» **Aim of the task**
Of the lines in the entries below, state how many hold the word "LaTeX". Say nothing else.

» **Records**
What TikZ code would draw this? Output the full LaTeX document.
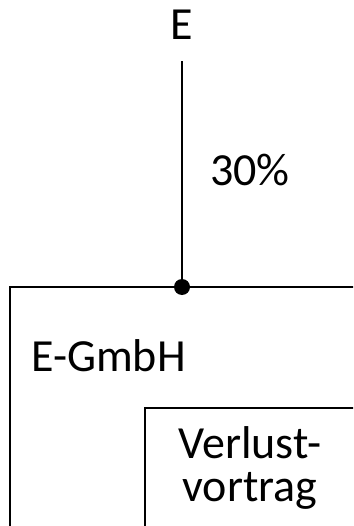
\documentclass[tikz,border=0pt]{standalone}
\usepackage{fontspec}
\setmainfont{Carlito}
\begin{document}
\begin{tikzpicture}[x=1pt,y=-1pt,
  lbl/.style={inner sep=0pt,anchor=base,font=\fontsize{46}{43}\selectfont},
  ln/.style={line width=2.8pt,line cap=rect}]
\useasboundingbox (0,0) rectangle (353,526);
\clip (0,0) rectangle (353,526);
\node[lbl] (E) at (182,40) {E};
\node[lbl,anchor=base west] (pct) at (210,186) {30\%};
\node[lbl,anchor=base west] (gmbh) at (31,371) {E-GmbH};
\node[lbl,align=center] (vv) at (250,501) {Verlust-\\vortrag};
\coordinate (ltop) at (182,62);
\coordinate (dot) at (182,287);
\coordinate (o1) at (360,287);
\coordinate (o2) at (10,287);
\coordinate (o3) at (10,540);
\coordinate (i1) at (360,408);
\coordinate (i2) at (145,408);
\coordinate (i3) at (145,540);
\draw[ln] (ltop) -- (dot);
\draw[ln,line cap=butt] (o1) -- (o2) -- (o3);
\draw[ln,line cap=butt] (i1) -- (i2) -- (i3);
\fill (dot) circle (8);
\end{tikzpicture}
\end{document}
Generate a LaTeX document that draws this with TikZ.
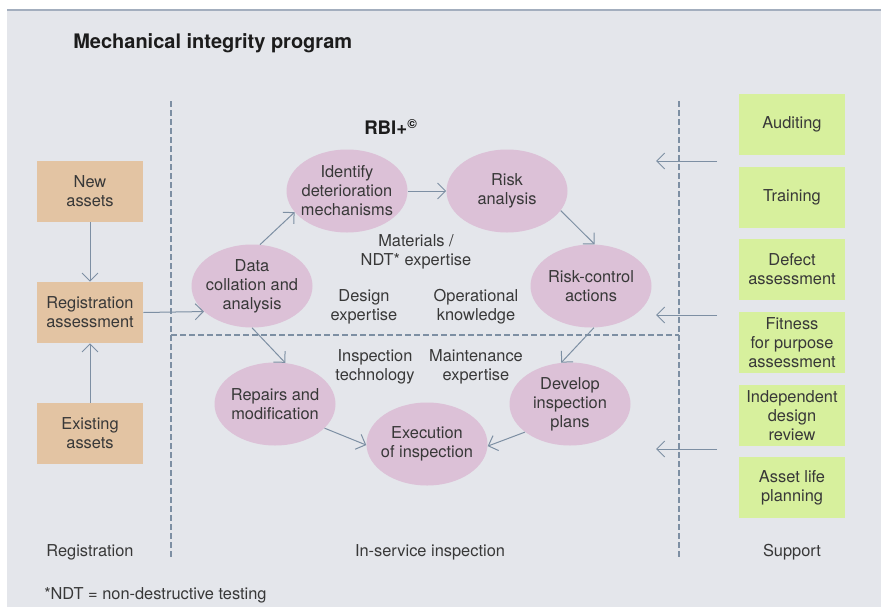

» **Written reply**
2